Special economic zones (SEZs) are essential to Myanmar’s development. While the country is liberalising rapidly, the process will take some time. Regulations have to be written, and infrastructure needs to be upgraded in areas with legacy issues.
The development of Thilawa SEZ, which lies 25 km from Yangon, has been smooth. The first phase, the 400-ha zone A, was opened in 2015, with more than 40 companies committed to operate at the site. The first phase of zone B has also been agreed on. Thilawa will ultimately be a 2500-ha SEZ. It offers resident companies tax holidays of five to seven years, and capital goods can be imported tax-free. Raw materials may also be tax exempt. In addition, the zone offers professional administration, solid infrastructure and a lack of bureaucracy.
Thilawa has a stable shareholder base – which includes the governments of Myanmar and Japan, as well as private investors from both countries – and is listed on the newly formed Yangon Stock Exchange. The shareholders include three of Japan’s largest and most established general trading companies – Mitsubishi, Marubeni and Sumitomo. More than half of the firms committed to set up in the zone are from Japan, although 13 countries are represented in total.
While some concerns had been raised about whether projects initiated before the current administration took over would survive, the company running Thilawa has said that the SEZ has the full backing of the country’s leaders and is a high priority. “It is part of the new government’s mandate to see it succeed. Not only to promote it, but also to protect it,” said U Thurane Aung, vice-president of Myanmar Japan Thilawa Development. “The government knows there is a need to develop the SEZ.”
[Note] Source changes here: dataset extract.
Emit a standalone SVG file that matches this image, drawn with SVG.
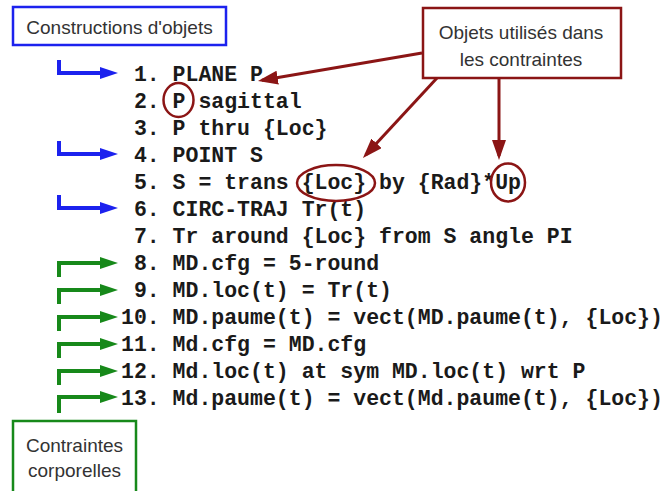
<svg xmlns="http://www.w3.org/2000/svg" width="662" height="491" viewBox="0 0 662 491">
<style>
.code{font-family:"Liberation Mono","Courier New",monospace;font-weight:bold;font-size:21.5px;fill:#1a1a1a;white-space:pre}
.lbl{font-family:"Liberation Sans",Arial,sans-serif;font-size:19px;fill:#333;text-anchor:middle}
.blue{fill:none;stroke:#1c22ee;stroke-width:4}
.green{fill:none;stroke:#17891a;stroke-width:4}
.red{fill:none;stroke:#8b1515;stroke-width:3}
.redc{fill:none;stroke:#8b1515;stroke-width:2.5}
</style>
<defs>
<marker id="ab" viewBox="0 0 18 12" refX="2" refY="6" markerWidth="18" markerHeight="12" markerUnits="userSpaceOnUse" orient="auto"><path d="M0,0 L18,6 L0,12 z" fill="#1c22ee"/></marker>
<marker id="ag" viewBox="0 0 18 12" refX="2" refY="6" markerWidth="18" markerHeight="12" markerUnits="userSpaceOnUse" orient="auto"><path d="M0,0 L18,6 L0,12 z" fill="#17891a"/></marker>
<marker id="ar" viewBox="0 0 20 14" refX="16" refY="7" markerWidth="20" markerHeight="14" markerUnits="userSpaceOnUse" orient="auto"><path d="M0,0 L20,7 L0,14 z" fill="#8b1515"/></marker>
</defs>
<rect width="662" height="491" fill="#fff"/>

<g id="code">
<text class="code" x="121" y="81" xml:space="preserve"> 1. PLANE P</text>
<text class="code" x="121" y="108" xml:space="preserve"> 2. P sagittal</text>
<text class="code" x="121" y="135" xml:space="preserve"> 3. P thru {Loc}</text>
<text class="code" x="121" y="162" xml:space="preserve"> 4. POINT S</text>
<text class="code" x="121" y="189" xml:space="preserve"> 5. S = trans {Loc} by {Rad}*Up</text>
<text class="code" x="121" y="216" xml:space="preserve"> 6. CIRC-TRAJ Tr(t)</text>
<text class="code" x="121" y="243" xml:space="preserve"> 7. Tr around {Loc} from S angle PI</text>
<text class="code" x="121" y="270" xml:space="preserve"> 8. MD.cfg = 5-round</text>
<text class="code" x="121" y="297" xml:space="preserve"> 9. MD.loc(t) = Tr(t)</text>
<text class="code" x="121" y="324" xml:space="preserve">10. MD.paume(t) = vect(MD.paume(t), {Loc})</text>
<text class="code" x="121" y="351" xml:space="preserve">11. Md.cfg = MD.cfg</text>
<text class="code" x="121" y="378" xml:space="preserve">12. Md.loc(t) at sym MD.loc(t) wrt P</text>
<text class="code" x="121" y="405" xml:space="preserve">13. Md.paume(t) = vect(Md.paume(t), {Loc})</text>
</g>

<g id="box-constructions">
<rect x="13" y="7" width="213" height="38" fill="#fff" stroke="#1c22ee" stroke-width="2.5"/>
<text class="lbl" x="119.5" y="34">Constructions d'objets</text>
</g>

<g id="box-objets">
<rect x="423" y="8" width="198" height="70" fill="#fff" stroke="#8b1515" stroke-width="2.5"/>
<text class="lbl" x="521" y="39">Objets utilisés dans</text>
<text class="lbl" x="521" y="66">les contraintes</text>
</g>

<g id="box-contraintes">
<rect x="13" y="421" width="123" height="80" fill="#fff" stroke="#17891a" stroke-width="2.5"/>
<text class="lbl" x="74.5" y="452">Contraintes</text>
<text class="lbl" x="74.5" y="477">corporelles</text>
</g>

<g id="highlights">
<ellipse class="redc" cx="178.5" cy="100" rx="15" ry="17"/>
<ellipse class="redc" cx="336" cy="183" rx="39" ry="18"/>
<ellipse class="redc" cx="508" cy="182.5" rx="17" ry="19"/>
</g>

<g id="connectors">
<path class="blue" d="M59,60 V73 H102" marker-end="url(#ab)"/>
<path class="blue" d="M59,141 V154 H102" marker-end="url(#ab)"/>
<path class="blue" d="M59,195 V208 H102" marker-end="url(#ab)"/>
<path class="green" d="M59,277 V263 H102" marker-end="url(#ag)"/>
<path class="green" d="M59,304 V290 H102" marker-end="url(#ag)"/>
<path class="green" d="M59,331 V317 H102" marker-end="url(#ag)"/>
<path class="green" d="M59,358 V344 H102" marker-end="url(#ag)"/>
<path class="green" d="M59,385 V371 H102" marker-end="url(#ag)"/>
<path class="green" d="M59,413 V397 H102" marker-end="url(#ag)"/>
<path class="red" d="M422,53 L261.9,80.3" marker-end="url(#ar)"/>
<path class="red" d="M437,78 L365.7,155.1" marker-end="url(#ar)"/>
<path class="red" d="M499,78 L499,156" marker-end="url(#ar)"/>
</g>
</svg>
In late 2015 the right to develop Kyaukphyu SEZ in Rakhine State was awarded to a six-member consortium led by Chinese interests, with Thailand’s Charoen Phokphand one of the partners. The project has faced developmental problems, including the accusation that it did not properly take into account the concerns of local residents, but is nevertheless moving ahead. The 1708-ha site will have two deep-sea ports, a 978-ha industrial zone and a 494-ha housing development. India has also discussed building an SEZ in Myanmar, proposing a project at Sittwe, also in Rakhine.
The largest and most ambitious project is also making significant headway. Formed under a memorandum of understanding in 2008, Dawei SEZ has progressed slowly. Lack of funding and infrastructure, opposition from local residents, disagreements among the partner nations and the abandonment of the project by two private sector partners resulted in delays. However, in December 2015 Japan signed on as an equal partner with Thailand and Myanmar in the SEZ. In June 2016 Thailand’s prime minister, Prayuth Chan-ocha, reaffirmed his country’s support, saying that the SEZ would create jobs and improve lives.
The new National League for Democracy-led government is reviewing projects that were signed before it came to power, wanting to ensure that all foreign agreements are beneficial for the country. It may look into potential irregularities, including whether the SEZ was planned to take into account the environmental and social impact of the site. However, the Dawei project is likely to stay on track, as the benefits of developing it are likely to outweigh the concerns. For Myanmar, it will be a great boost to the local economy; for Thailand, a source of relatively inexpensive manufacturing; and for Japan, an important part of its regional supply chain.
Dawei’s size suggests that interest will remain strong. Built on some 20,000 ha and including a port, blast furnaces, refineries and liquefied natural gas storage, it is one of South-east Asia’s largest development projects. Financial daily The Nikkei reports that construction on the site will be ongoing for 50 years.